Segments will be one of a couple of different lengths.

In [None]:
cx = (x1 - x0) / 2
cy = (y1 - y0) / 2

line_length = (x1 - x0) * 0.2

# radius = line_length / 2.0
# print(radius)

angles = [10, 15, 20, 100, 105, 110]
radii = [40, 20, 20, 40, 40, 40]
things = []

for angle, radius in list(zip(angles, radii)):
    theta = np.radians(angle)
    xx0 = cx + radius * np.cos(theta)
    yy0 = cy + radius * np.sin(theta)
    xx1 = cx - radius * np.cos(theta)
    yy1 = cy - radius * np.sin(theta)
    wkt = 'LINESTRING(%f %f, %f %f)' % (xx0, yy0, xx1, yy1)
    thing = {
        'xx': np.array([xx0, xx1]),
        'yy': np.array([yy0, yy1]),
        'geom': shapely.wkt.loads(wkt)
    }
    things.append(thing)
    print(thing)
    

In [None]:
fig = plotly.subplots.make_subplots(1, 1)

for thing in things:
    tr = Scatter(x=thing['xx'], y=thing['yy'], mode='markers+lines', marker={'color': 'black'})
    fig.append_trace(tr, 1, 1)
    
fig['layout']['width'] = 500
fig['layout']['height'] = 500
fig

## Cluster the lines based on their encodings

In [None]:
model = DBSCAN(eps=0.5, min_samples=1)
xx = np.vstack([
    encoder.encode(z['geom']).sparse().todense()
    for z in things
])
model.fit(xx)
print(model.labels_)


In [None]:
colors = ['red', 'blue', 'green']
fig = plotly.subplots.make_subplots(1, 1)

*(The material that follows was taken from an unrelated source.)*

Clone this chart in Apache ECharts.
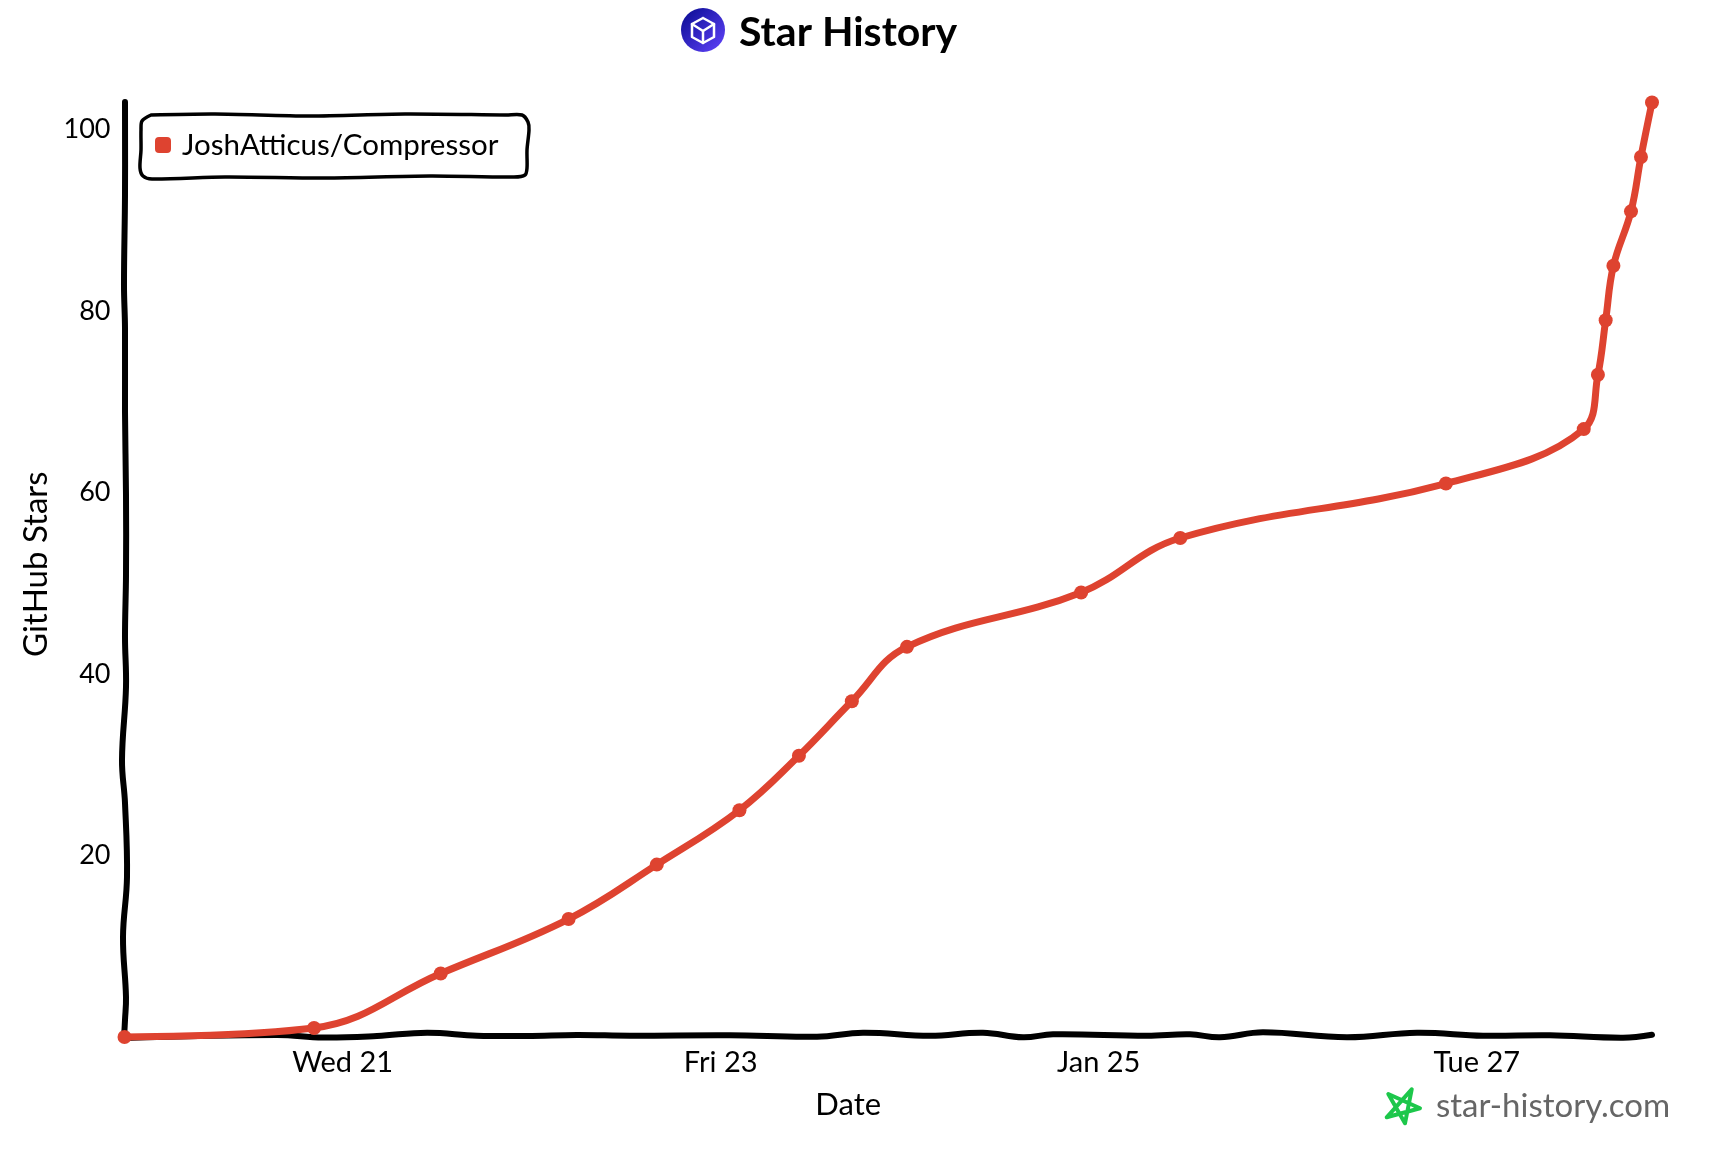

for label, thing in list(zip(model.labels_, things)):
    tr = Scatter(x=thing['xx'], y=thing['yy'], name='cluster %d' % label,
                 mode='markers+lines', marker={'color': colors[label]})
    fig.append_trace(tr, 1, 1)
    
fig['layout']['width'] = 500
fig['layout']['height'] = 500

fig

In [None]:
xx[0,:]